WHAT TO PRODUCE: Retype every line from the start of the data down to and including the line with "hours = np.arange(121) * 0.2". Skip the pictures.
-------- COLLECTED MATERIAL
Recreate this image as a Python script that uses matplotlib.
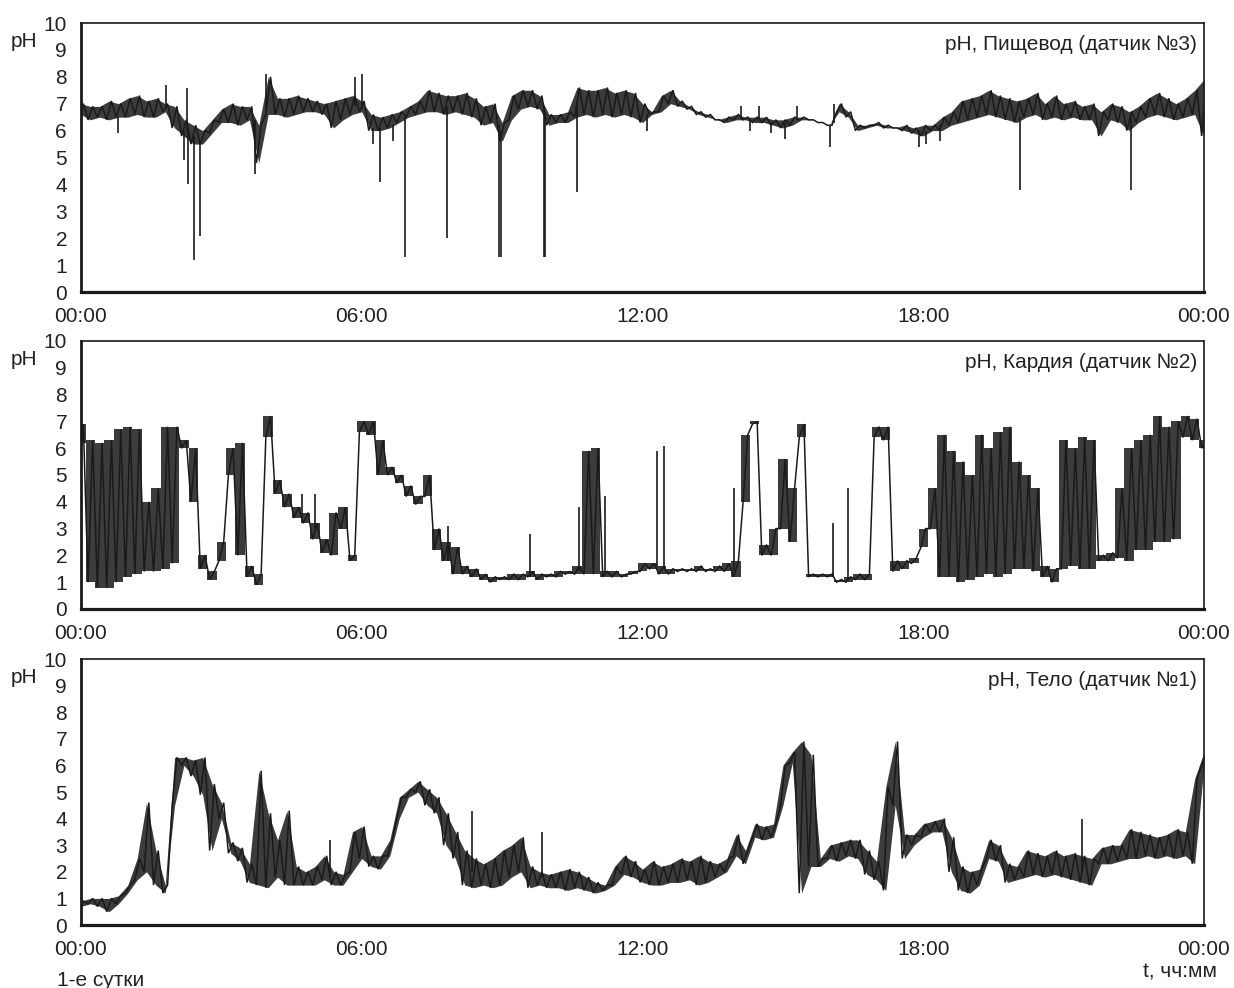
import numpy as np
import matplotlib
matplotlib.use("Agg")
import matplotlib.pyplot as plt

plt.rcParams['font.family'] = ['Liberation Sans', 'DejaVu Sans']

# time grid (hours), one sample every 12 minutes
hours = np.arange(121) * 0.2

# ---- Panel 1: pH, Пищевод (датчик №3) : low / high envelope per sample
eso_lo = [6.6, 6.4, 6.5, 6.4, 6.5, 6.5, 6.6, 6.5, 6.5, 6.7,
          6.1, 5.8, 5.5, 5.5, 5.9, 6.3, 6.3, 6.2, 6.4, 4.8,
          6.6, 6.6, 6.5, 6.6, 6.7, 6.7, 6.6, 6.1, 6.4, 6.6,
          6.7, 6.0, 6.0, 6.1, 6.3, 6.5, 6.6, 6.7, 6.7, 6.6,
          6.7, 6.6, 6.5, 6.2, 6.3, 5.6, 6.4, 6.8, 6.9, 6.8,
          6.2, 6.3, 6.3, 6.5, 6.6, 6.5, 6.6, 6.5, 6.6, 6.5,
          6.3, 6.6, 6.7, 7.0, 6.9, 6.8, 6.6, 6.5, 6.4, 6.3,
          6.4, 6.4, 6.3, 6.3, 6.2, 6.1, 6.2, 6.4, 6.4, 6.3,
          6.2, 6.7, 6.5, 6.0, 6.1, 6.2, 6.1, 6.1, 6.0, 5.9,
          5.8, 6.0, 6.0, 6.2, 6.3, 6.4, 6.5, 6.6, 6.5, 6.4,
          6.3, 6.5, 6.6, 6.4, 6.5, 6.4, 6.5, 6.4, 6.4, 5.8,
          6.4, 6.3, 6.0, 6.3, 6.5, 6.6, 6.5, 6.4, 6.5, 6.6,
          5.8]
eso_hi = [7.0, 6.9, 6.9, 7.1, 7.0, 7.2, 7.3, 7.1, 7.2, 7.0,
          6.9, 6.4, 6.2, 6.0, 6.4, 6.8, 7.0, 6.9, 6.9, 6.2,
          8.0, 7.2, 7.2, 7.3, 7.2, 7.1, 7.0, 7.1, 7.2, 7.3,
          7.1, 6.6, 6.5, 6.6, 6.7, 6.9, 7.1, 7.5, 7.4, 7.3,
          7.3, 7.4, 7.2, 6.9, 7.0, 6.3, 7.3, 7.5, 7.5, 7.3,
          6.6, 6.6, 6.7, 7.6, 7.5, 7.5, 7.6, 7.4, 7.5, 7.4,
          7.0, 6.7, 7.3, 7.5, 7.1, 6.9, 6.7, 6.6, 6.4, 6.5,
          6.6, 6.5, 6.5, 6.5, 6.4, 6.4, 6.5, 6.5, 6.4, 6.3,
          6.2, 7.0, 6.7, 6.2, 6.2, 6.3, 6.2, 6.1, 6.2, 6.1,
          6.2, 6.2, 6.5, 6.7, 7.1, 7.2, 7.3, 7.5, 7.3, 7.2,
          7.1, 7.2, 7.4, 7.0, 7.3, 7.0, 7.1, 6.9, 7.0, 6.7,
          7.0, 6.9, 6.7, 6.9, 7.2, 7.4, 7.2, 7.0, 7.2, 7.5,
          7.9]
# spikes: time (h), start pH, end pH
eso_spk_t = [0.8, 1.82, 2.2, 2.26, 2.28, 2.42, 2.55, 3.72, 3.95, 5.86, 6.0,
             6.23, 6.4, 6.67, 6.93, 7.83, 8.94, 8.97, 9.89, 9.92, 10.6,
             12.1, 14.1, 14.3, 14.5, 14.75, 15.05, 15.3, 16.0, 16.1,
             17.9, 18.05, 18.35, 20.07, 22.43]
eso_spk_a = [6.5, 6.8, 6.0, 6.0, 6.0, 5.8, 5.6, 6.4, 6.8, 6.9, 6.8,
             6.1, 6.1, 6.2, 6.5, 6.9, 6.2, 6.0, 6.9, 6.5, 6.9,
             6.6, 6.5, 6.4, 6.4, 6.3, 6.3, 6.4, 6.2, 6.3,
             6.0, 6.0, 6.2, 6.5, 6.5]
eso_spk_b = [5.9, 7.7, 4.9, 7.6, 4.0, 1.2, 2.1, 4.4, 8.1, 8.0, 8.1,
             5.5, 4.1, 5.6, 1.3, 2.0, 1.3, 1.3, 1.3, 1.3, 3.7,
             6.0, 6.9, 6.0, 6.9, 5.9, 5.7, 6.9, 5.4, 7.0,
             5.4, 5.5, 5.6, 3.8, 3.8]

# ---- Panel 2: pH, Кардия (датчик №2)
car_lo = [6.2, 1.0, 0.8, 0.8, 1.0, 1.2, 1.3, 1.4, 1.4, 1.5,
          1.7, 6.0, 4.0, 1.5, 1.1, 1.8, 5.0, 2.0, 1.2, 0.9,
          6.4, 4.3, 3.8, 3.4, 3.2, 2.6, 2.1, 2.0, 3.0, 1.8,
          6.6, 6.5, 5.0, 5.0, 4.7, 4.2, 3.9, 4.2, 2.2, 1.8,
          1.3, 1.3, 1.2, 1.1, 1.0, 1.1, 1.1, 1.1, 1.2, 1.1,
          1.2, 1.2, 1.3, 1.3, 1.3, 1.3, 1.2, 1.2, 1.2, 1.3,
          1.4, 1.5, 1.3, 1.3, 1.4, 1.4, 1.4, 1.4, 1.4, 1.4,
          1.2, 4.0, 6.9, 2.0, 2.0, 3.0, 2.5, 6.4, 1.2, 1.2,
          1.2, 1.0, 1.0, 1.1, 1.1, 6.4, 6.3, 1.4, 1.5, 1.7,
          2.3, 3.0, 1.2, 1.2, 1.0, 1.1, 1.2, 1.3, 1.2, 1.3,
          1.5, 1.5, 1.4, 1.2, 1.0, 1.5, 1.6, 1.5, 1.5, 1.8,
          1.8, 1.9, 1.8, 2.2, 2.2, 2.5, 2.5, 2.6, 6.4, 6.3,
          6.0]
car_hi = [6.9, 6.3, 6.2, 6.3, 6.7, 6.8, 6.7, 4.0, 4.5, 6.8,
          6.8, 6.3, 6.0, 2.0, 1.4, 2.5, 6.0, 6.2, 1.6, 1.3,
          7.2, 4.8, 4.3, 3.8, 3.6, 3.2, 2.6, 3.6, 3.8, 2.0,
          7.0, 7.0, 6.3, 5.3, 5.0, 4.6, 4.2, 5.0, 3.0, 2.5,
          2.3, 1.6, 1.5, 1.3, 1.2, 1.2, 1.3, 1.3, 1.4, 1.3,
          1.3, 1.4, 1.4, 1.6, 5.9, 6.0, 1.4, 1.4, 1.3, 1.4,
          1.7, 1.7, 1.6, 1.5, 1.5, 1.5, 1.6, 1.5, 1.6, 1.7,
          1.8, 6.5, 7.0, 2.4, 3.0, 5.6, 4.5, 6.9, 1.3, 1.3,
          1.3, 1.1, 1.2, 1.3, 1.3, 6.8, 6.8, 1.8, 1.8, 1.9,
          3.0, 4.5, 6.5, 5.9, 5.5, 5.0, 6.5, 6.0, 6.6, 6.8,
          5.5, 5.0, 4.5, 1.6, 1.5, 6.3, 6.0, 6.4, 6.3, 2.0,
          2.1, 4.5, 6.0, 6.3, 6.5, 7.2, 6.8, 7.0, 7.2, 7.1,
          6.3]
car_spk_t = [4.72, 5.0, 7.85, 9.6, 10.65, 11.2, 12.32, 12.47, 13.95, 16.07, 16.39]
car_spk_a = [3.4, 3.0, 1.8, 1.2, 1.4, 1.3, 1.6, 1.5, 1.4, 1.2, 1.1]
car_spk_b = [4.3, 4.3, 3.1, 2.8, 3.8, 4.2, 5.9, 6.1, 4.5, 3.2, 4.5]

# ---- Panel 3: pH, Тело (датчик №1)
body_lo = [0.7, 0.8, 0.7, 0.5, 0.8, 1.2, 1.7, 2.0, 1.5, 1.2,
           4.5, 6.0, 5.6, 4.9, 2.8, 4.0, 2.7, 2.4, 1.6, 1.5,
           1.4, 1.8, 1.5, 1.5, 1.5, 1.5, 1.7, 1.5, 1.5, 2.0,
           2.5, 2.2, 2.1, 2.6, 4.0, 4.8, 5.0, 4.5, 4.2, 3.0,
           2.5, 1.5, 1.4, 1.5, 1.4, 1.5, 1.8, 2.0, 1.4, 1.5,
           1.4, 1.4, 1.3, 1.4, 1.3, 1.2, 1.3, 1.5, 1.9, 1.8,
           1.6, 1.5, 1.5, 1.6, 1.6, 1.7, 1.5, 1.6, 1.8, 2.0,
           2.6, 2.3, 3.3, 3.2, 3.3, 4.5, 6.1, 1.2, 2.2, 2.2,
           2.5, 2.4, 2.6, 2.5, 1.9, 1.7, 1.3, 4.5, 2.5, 3.0,
           3.3, 3.5, 3.5, 2.0, 1.3, 1.2, 1.5, 2.5, 2.4, 1.6,
           1.7, 1.8, 1.9, 1.8, 1.9, 1.8, 1.7, 1.6, 1.5, 2.3,
           2.3, 2.4, 2.5, 2.5, 2.6, 2.5, 2.6, 2.5, 2.6, 2.3,
           6.0]
body_hi = [0.9, 1.0, 1.0, 1.0, 1.1, 1.5, 2.5, 4.6, 2.8, 1.5,
           6.3, 6.3, 6.2, 6.3, 5.3, 4.6, 3.1, 2.9, 2.3, 5.8,
           4.2, 3.2, 4.3, 2.2, 2.0, 2.2, 2.6, 2.0, 1.9, 3.5,
           3.7, 2.6, 2.6, 3.2, 4.8, 5.1, 5.4, 5.1, 4.8, 4.2,
           3.5, 2.8, 2.5, 2.3, 2.5, 2.8, 3.0, 3.3, 2.2, 2.0,
           1.9, 2.0, 2.1, 2.0, 1.8, 1.6, 1.5, 2.2, 2.6, 2.4,
           2.1, 2.4, 2.2, 2.3, 2.5, 2.4, 2.6, 2.4, 2.3, 2.5,
           3.4, 2.8, 3.8, 3.7, 3.8, 6.0, 6.5, 6.9, 6.4, 2.5,
           3.0, 3.1, 3.2, 3.2, 2.8, 2.4, 5.2, 6.9, 3.4, 3.4,
           3.8, 3.9, 4.0, 3.3, 2.2, 2.0, 2.1, 3.2, 3.0, 2.3,
           2.2, 2.8, 2.7, 2.6, 2.8, 2.6, 2.7, 2.6, 2.5, 2.9,
           3.0, 3.0, 3.6, 3.5, 3.4, 3.3, 3.4, 3.6, 3.5, 5.5,
           6.5]
body_spk_t = [5.32, 8.36, 9.85, 21.4]
body_spk_a = [1.8, 2.0, 1.8, 2.0]
body_spk_b = [3.2, 4.3, 3.5, 4.0]

titles = ["pH, Пищевод (датчик №3)", "pH, Кардия (датчик №2)", "pH, Тело (датчик №1)"]
x_ticks = [0, 6, 12, 18, 24]
x_labels = ["00:00", "06:00", "12:00", "18:00", "00:00"]
y_ticks = list(range(0, 11))

# the cardia trace switches abruptly, so its envelope is drawn as steps
series = [
    (eso_lo, eso_hi, eso_spk_t, eso_spk_a, eso_spk_b, None),
    (car_lo, car_hi, car_spk_t, car_spk_a, car_spk_b, "mid"),
    (body_lo, body_hi, body_spk_t, body_spk_a, body_spk_b, None),
]

W, H = 1234, 988
fig = plt.figure(figsize=(W / 100, H / 100), dpi=100)
fig.patch.set_facecolor("white")

panels_px = [(23, 292), (341, 609), (659, 925)]
left_px, right_px = 81, 1204
ink = "#1a1a1a"

for (top, bot), title, (lo, hi, st, sa, sb, step) in zip(panels_px, titles, series):
    ax = fig.add_axes([left_px / W, 1 - bot / H, (right_px - left_px) / W, (bot - top) / H])
    lo = np.asarray(lo)
    hi = np.asarray(hi)
    # dense noise envelope
    ax.fill_between(hours, lo, hi, step=step, color=ink, alpha=0.85, lw=0)
    # trace zig-zagging between the envelope values
    x = np.column_stack([hours - 0.05, hours + 0.05]).ravel()
    y = np.column_stack([lo, hi]).ravel()
    ax.plot(x, y, color=ink, lw=1.1, solid_joinstyle="miter")
    ax.vlines(st, sa, sb, color=ink, lw=1.2)

    ax.set_xlim(0, 24)
    ax.set_ylim(0, 10)
    ax.set_xticks(x_ticks)
    ax.set_xticklabels(x_labels)
    ax.set_yticks(y_ticks)
    ax.set_yticklabels([str(v) for v in y_ticks])
    ax.tick_params(axis="x", length=0, pad=11, labelsize=15, colors="#222222")
    ax.tick_params(axis="y", length=0, pad=10, labelsize=15, colors="#222222")
    ax.set_yticks(y_ticks, minor=True)
    ax.tick_params(axis="y", which="minor", right=True, left=False, direction="in",
                   length=4, width=1.0, color=ink)
    for side, lw in (("left", 2.0), ("bottom", 2.3), ("top", 1.2), ("right", 1.2)):
        ax.spines[side].set_linewidth(lw)
        ax.spines[side].set_color(ink)

    ax.text(-0.051, 0.93, "pH", transform=ax.transAxes, ha="center", va="center",
            fontsize=15, color="#222222")
    ax.text(0.9937, 0.92, title, transform=ax.transAxes, ha="right", va="center",
            fontsize=15, color="#222222")

fig.text(57 / W, 1 - 980 / H, "1-е сутки", ha="left", va="center", fontsize=15, color="#222222")
fig.text(1217 / W, 1 - 972 / H, "t, чч:мм", ha="right", va="center", fontsize=15, color="#222222")

fig.savefig("out.png", dpi=100, facecolor="white")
----------------
WRITTEN SOLUTION:
Recreate this image as a Python script that uses matplotlib.
import numpy as np
import matplotlib
matplotlib.use("Agg")
import matplotlib.pyplot as plt

plt.rcParams['font.family'] = ['Liberation Sans', 'DejaVu Sans']

# time grid (hours), one sample every 12 minutes
hours = np.arange(121) * 0.2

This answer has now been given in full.